# PROBLEM
The records below must be copied in full; omit the images.

Stored items

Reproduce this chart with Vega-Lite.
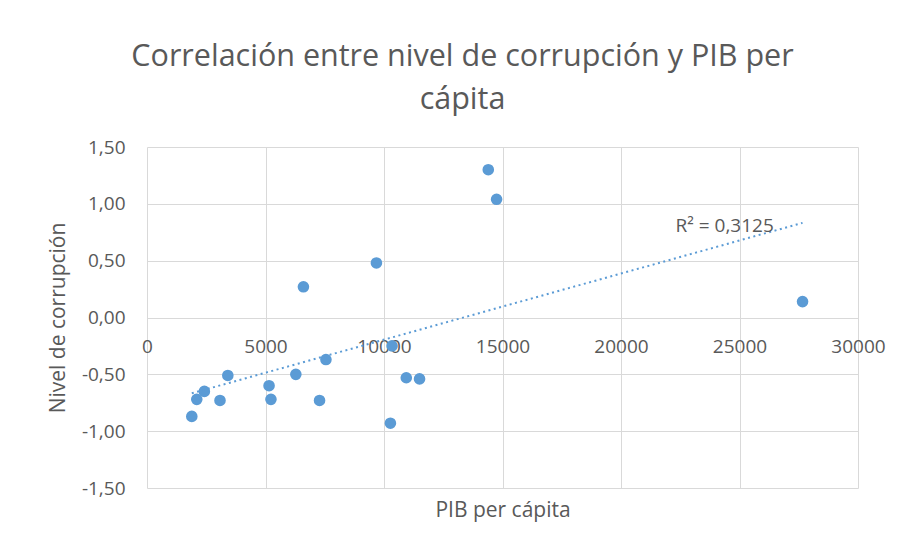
{
  "$schema": "https://vega.github.io/schema/vega-lite/v6.json",
  "width": 711,
  "height": 341,
  "autosize": {"type": "none"},
  "padding": {"left": 147, "top": 147, "right": 43, "bottom": 58},
  "background": "white",
  "config": {
    "locale": {"number": {"decimal": ",", "thousands": ".", "grouping": [3], "currency": ["", " €"], "minus": "-"}},
    "font": "Open Sans",
    "view": {"stroke": null},
    "axis": {
      "gridColor": "#d9d9d9",
      "gridWidth": 1,
      "ticks": false,
      "domain": false,
      "labelFlush": false,
      "labelColor": "#595959",
      "labelFont": "Open Sans",
      "labelFontSize": 19,
      "titleColor": "#595959",
      "titleFont": "Open Sans",
      "titleFontSize": 21,
      "titleFontWeight": "normal"
    }
  },
  "title": {
    "text": ["Correlación entre nivel de corrupción y PIB per", "cápita"],
    "font": "Open Sans",
    "fontSize": 30.5,
    "fontWeight": "normal",
    "color": "#595959",
    "anchor": "middle",
    "dx": -40,
    "lineHeight": 43,
    "offset": 23
  },
  "datasets": {
    "paises": [
      {"pib": 1890, "corrupcion": -0.87},
      {"pib": 2100, "corrupcion": -0.72},
      {"pib": 2420, "corrupcion": -0.65},
      {"pib": 3080, "corrupcion": -0.73},
      {"pib": 3410, "corrupcion": -0.51},
      {"pib": 5150, "corrupcion": -0.60},
      {"pib": 5230, "corrupcion": -0.72},
      {"pib": 6280, "corrupcion": -0.50},
      {"pib": 6600, "corrupcion": 0.27},
      {"pib": 7280, "corrupcion": -0.73},
      {"pib": 7550, "corrupcion": -0.37},
      {"pib": 9680, "corrupcion": 0.48},
      {"pib": 10270, "corrupcion": -0.93},
      {"pib": 10340, "corrupcion": -0.25},
      {"pib": 10940, "corrupcion": -0.53},
      {"pib": 11500, "corrupcion": -0.54},
      {"pib": 14400, "corrupcion": 1.30},
      {"pib": 14750, "corrupcion": 1.04},
      {"pib": 27660, "corrupcion": 0.14}
    ],
    "anotacion": [
      {"etiqueta": "R² = 0,3125"}
    ]
  },
  "layer": [
    {
      "data": {"name": "paises"},
      "mark": {"type": "circle", "color": "#5b9bd5", "size": 135, "opacity": 1},
      "encoding": {
        "x": {
          "field": "pib",
          "type": "quantitative",
          "scale": {"domain": [0, 30000], "nice": false, "zero": false},
          "axis": {
            "values": [0, 5000, 10000, 15000, 20000, 25000, 30000],
            "format": "d",
            "labelPadding": 20,
            "offset": -170.5,
            "title": "PIB per cápita",
            "titleY": 198.7,
            "titleBaseline": "alphabetic",
            "grid": true
          }
        },
        "y": {
          "field": "corrupcion",
          "type": "quantitative",
          "scale": {"domain": [-1.5, 1.5], "nice": false, "zero": false},
          "axis": {
            "values": [-1.5, -1, -0.5, 0, 0.5, 1, 1.5],
            "format": ".2f",
            "labelPadding": 22,
            "title": "Nivel de corrupción",
            "titleX": -83,
            "titleY": 170.5,
            "titleAngle": -90,
            "titleAlign": "center",
            "titleBaseline": "alphabetic",
            "grid": true
          }
        }
      }
    },
    {
      "data": {"name": "paises"},
      "transform": [{"regression": "corrupcion", "on": "pib"}],
      "mark": {"type": "line", "color": "#5b9bd5", "strokeWidth": 2, "strokeDash": [2, 3.5]},
      "encoding": {
        "x": {"field": "pib", "type": "quantitative"},
        "y": {"field": "corrupcion", "type": "quantitative"}
      }
    },
    {
      "data": {"name": "anotacion"},
      "mark": {"type": "text", "align": "left", "baseline": "alphabetic", "fontSize": 19, "color": "#595959", "font": "Open Sans"},
      "encoding": {
        "text": {"field": "etiqueta", "type": "nominal"},
        "x": {"datum": 22300, "type": "quantitative"},
        "y": {"datum": 0.755, "type": "quantitative"}
      }
    }
  ]
}
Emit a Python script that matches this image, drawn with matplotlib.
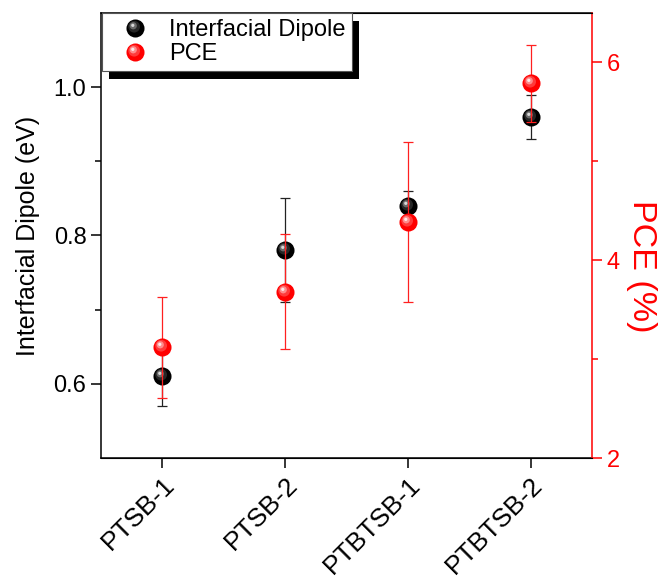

# THE REPLY
Reproduce this chart with Vega-Lite.
{
  "$schema": "https://vega.github.io/schema/vega-lite/v6.json",
  "width": 711,
  "height": 341,
  "autosize": {"type": "none"},
  "padding": {"left": 147, "top": 147, "right": 43, "bottom": 58},
  "background": "white",
  "config": {
    "locale": {"number": {"decimal": ",", "thousands": ".", "grouping": [3], "currency": ["", " €"], "minus": "-"}},
    "font": "Open Sans",
    "view": {"stroke": null},
    "axis": {
      "gridColor": "#d9d9d9",
      "gridWidth": 1,
      "ticks": false,
      "domain": false,
      "labelFlush": false,
      "labelColor": "#595959",
      "labelFont": "Open Sans",
      "labelFontSize": 19,
      "titleColor": "#595959",
      "titleFont": "Open Sans",
      "titleFontSize": 21,
      "titleFontWeight": "normal"
    }
  },
  "title": {
    "text": ["Correlación entre nivel de corrupción y PIB per", "cápita"],
    "font": "Open Sans",
    "fontSize": 30.5,
    "fontWeight": "normal",
    "color": "#595959",
    "anchor": "middle",
    "dx": -40,
    "lineHeight": 43,
    "offset": 23
  },
  "datasets": {
    "paises": [
      {"pib": 1890, "corrupcion": -0.87},
      {"pib": 2100, "corrupcion": -0.72},
      {"pib": 2420, "corrupcion": -0.65},
      {"pib": 3080, "corrupcion": -0.73},
      {"pib": 3410, "corrupcion": -0.51},
      {"pib": 5150, "corrupcion": -0.60},
      {"pib": 5230, "corrupcion": -0.72},
      {"pib": 6280, "corrupcion": -0.50},
      {"pib": 6600, "corrupcion": 0.27},
      {"pib": 7280, "corrupcion": -0.73},
      {"pib": 7550, "corrupcion": -0.37},
      {"pib": 9680, "corrupcion": 0.48},
      {"pib": 10270, "corrupcion": -0.93},
      {"pib": 10340, "corrupcion": -0.25},
      {"pib": 10940, "corrupcion": -0.53},
      {"pib": 11500, "corrupcion": -0.54},
      {"pib": 14400, "corrupcion": 1.30},
      {"pib": 14750, "corrupcion": 1.04},
      {"pib": 27660, "corrupcion": 0.14}
    ],
    "anotacion": [
      {"etiqueta": "R² = 0,3125"}
    ]
  },
  "layer": [
    {
      "data": {"name": "paises"},
      "mark": {"type": "circle", "color": "#5b9bd5", "size": 135, "opacity": 1},
      "encoding": {
        "x": {
          "field": "pib",
          "type": "quantitative",
          "scale": {"domain": [0, 30000], "nice": false, "zero": false},
          "axis": {
            "values": [0, 5000, 10000, 15000, 20000, 25000, 30000],
            "format": "d",
            "labelPadding": 20,
            "offset": -170.5,
            "title": "PIB per cápita",
            "titleY": 198.7,
            "titleBaseline": "alphabetic",
            "grid": true
          }
        },
        "y": {
          "field": "corrupcion",
          "type": "quantitative",
          "scale": {"domain": [-1.5, 1.5], "nice": false, "zero": false},
          "axis": {
            "values": [-1.5, -1, -0.5, 0, 0.5, 1, 1.5],
            "format": ".2f",
            "labelPadding": 22,
            "title": "Nivel de corrupción",
            "titleX": -83,
            "titleY": 170.5,
            "titleAngle": -90,
            "titleAlign": "center",
            "titleBaseline": "alphabetic",
            "grid": true
          }
        }
      }
    },
    {
      "data": {"name": "paises"},
      "transform": [{"regression": "corrupcion", "on": "pib"}],
      "mark": {"type": "line", "color": "#5b9bd5", "strokeWidth": 2, "strokeDash": [2, 3.5]},
      "encoding": {
        "x": {"field": "pib", "type": "quantitative"},
        "y": {"field": "corrupcion", "type": "quantitative"}
      }
    },
    {
      "data": {"name": "anotacion"},
      "mark": {"type": "text", "align": "left", "baseline": "alphabetic", "fontSize": 19, "color": "#595959", "font": "Open Sans"},
      "encoding": {
        "text": {"field": "etiqueta", "type": "nominal"},
        "x": {"datum": 22300, "type": "quantitative"},
        "y": {"datum": 0.755, "type": "quantitative"}
      }
    }
  ]
}
Emit a Python script that matches this image, drawn with matplotlib.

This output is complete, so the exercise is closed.